DATA RECORDS:

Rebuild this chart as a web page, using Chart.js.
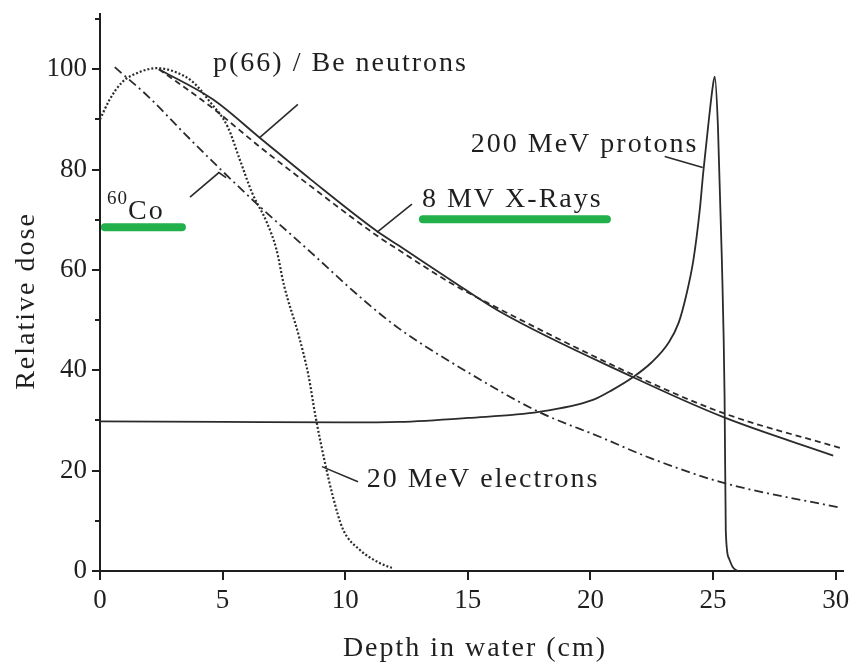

==

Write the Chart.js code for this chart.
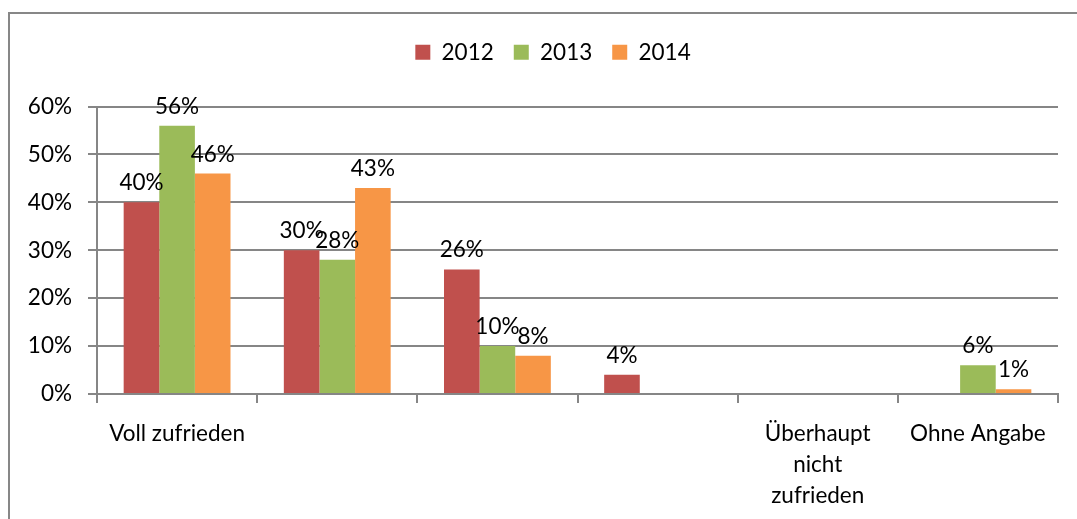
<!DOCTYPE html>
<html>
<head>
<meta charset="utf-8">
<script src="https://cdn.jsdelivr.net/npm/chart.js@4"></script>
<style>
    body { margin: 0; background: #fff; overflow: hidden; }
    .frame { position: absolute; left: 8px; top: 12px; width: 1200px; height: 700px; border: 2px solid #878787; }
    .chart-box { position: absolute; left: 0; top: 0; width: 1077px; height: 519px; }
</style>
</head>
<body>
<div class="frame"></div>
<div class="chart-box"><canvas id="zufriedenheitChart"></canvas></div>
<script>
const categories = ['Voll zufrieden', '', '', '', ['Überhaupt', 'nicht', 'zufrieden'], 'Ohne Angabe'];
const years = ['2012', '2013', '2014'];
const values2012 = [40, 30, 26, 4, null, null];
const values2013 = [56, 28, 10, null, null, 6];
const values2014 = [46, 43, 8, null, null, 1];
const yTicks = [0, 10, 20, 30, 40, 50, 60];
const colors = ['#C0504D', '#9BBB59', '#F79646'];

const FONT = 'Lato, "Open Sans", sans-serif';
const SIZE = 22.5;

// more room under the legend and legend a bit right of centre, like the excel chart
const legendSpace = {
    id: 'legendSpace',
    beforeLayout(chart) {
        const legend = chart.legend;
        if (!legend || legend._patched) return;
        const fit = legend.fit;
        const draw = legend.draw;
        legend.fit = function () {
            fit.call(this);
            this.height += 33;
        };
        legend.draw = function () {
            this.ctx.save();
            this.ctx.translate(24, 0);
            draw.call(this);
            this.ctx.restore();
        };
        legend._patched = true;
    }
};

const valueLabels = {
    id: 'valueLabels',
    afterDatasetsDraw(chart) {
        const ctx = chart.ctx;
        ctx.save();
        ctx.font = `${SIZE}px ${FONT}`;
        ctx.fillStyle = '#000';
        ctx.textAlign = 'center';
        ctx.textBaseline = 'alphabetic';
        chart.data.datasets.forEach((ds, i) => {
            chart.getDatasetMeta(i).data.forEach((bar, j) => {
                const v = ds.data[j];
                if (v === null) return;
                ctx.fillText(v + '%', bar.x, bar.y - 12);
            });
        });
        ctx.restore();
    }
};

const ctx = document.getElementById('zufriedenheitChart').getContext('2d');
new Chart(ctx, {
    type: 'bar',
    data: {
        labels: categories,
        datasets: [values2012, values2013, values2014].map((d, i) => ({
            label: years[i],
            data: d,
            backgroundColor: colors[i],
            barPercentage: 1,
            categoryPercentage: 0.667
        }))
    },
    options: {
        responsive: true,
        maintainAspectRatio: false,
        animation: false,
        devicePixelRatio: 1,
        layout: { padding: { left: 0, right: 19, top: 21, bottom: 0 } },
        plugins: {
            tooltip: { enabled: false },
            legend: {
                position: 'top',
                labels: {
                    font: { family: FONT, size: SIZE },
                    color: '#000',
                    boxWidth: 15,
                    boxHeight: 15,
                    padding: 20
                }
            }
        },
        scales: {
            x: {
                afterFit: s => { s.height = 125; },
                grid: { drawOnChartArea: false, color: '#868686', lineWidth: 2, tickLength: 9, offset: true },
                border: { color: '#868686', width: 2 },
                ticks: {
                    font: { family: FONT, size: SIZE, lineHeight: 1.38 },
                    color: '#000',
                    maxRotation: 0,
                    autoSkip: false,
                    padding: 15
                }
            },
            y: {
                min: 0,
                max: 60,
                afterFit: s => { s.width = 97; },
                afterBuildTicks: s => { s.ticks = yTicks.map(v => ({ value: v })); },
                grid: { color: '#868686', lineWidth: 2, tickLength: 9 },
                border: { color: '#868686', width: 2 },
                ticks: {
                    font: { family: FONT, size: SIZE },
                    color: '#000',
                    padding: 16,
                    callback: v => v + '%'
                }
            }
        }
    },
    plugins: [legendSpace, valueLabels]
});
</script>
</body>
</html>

GOAL OF THE EXERCISE:
Skip every picture. Repeat the lines from the one with "Write the Chart.js code for this chart." through the one with "const SIZE = 22.5;", both ends included.

RESPONSE TO THIS TASK:
Write the Chart.js code for this chart.
<!DOCTYPE html>
<html>
<head>
<meta charset="utf-8">
<script src="https://cdn.jsdelivr.net/npm/chart.js@4"></script>
<style>
    body { margin: 0; background: #fff; overflow: hidden; }
    .frame { position: absolute; left: 8px; top: 12px; width: 1200px; height: 700px; border: 2px solid #878787; }
    .chart-box { position: absolute; left: 0; top: 0; width: 1077px; height: 519px; }
</style>
</head>
<body>
<div class="frame"></div>
<div class="chart-box"><canvas id="zufriedenheitChart"></canvas></div>
<script>
const categories = ['Voll zufrieden', '', '', '', ['Überhaupt', 'nicht', 'zufrieden'], 'Ohne Angabe'];
const years = ['2012', '2013', '2014'];
const values2012 = [40, 30, 26, 4, null, null];
const values2013 = [56, 28, 10, null, null, 6];
const values2014 = [46, 43, 8, null, null, 1];
const yTicks = [0, 10, 20, 30, 40, 50, 60];
const colors = ['#C0504D', '#9BBB59', '#F79646'];

const FONT = 'Lato, "Open Sans", sans-serif';
const SIZE = 22.5;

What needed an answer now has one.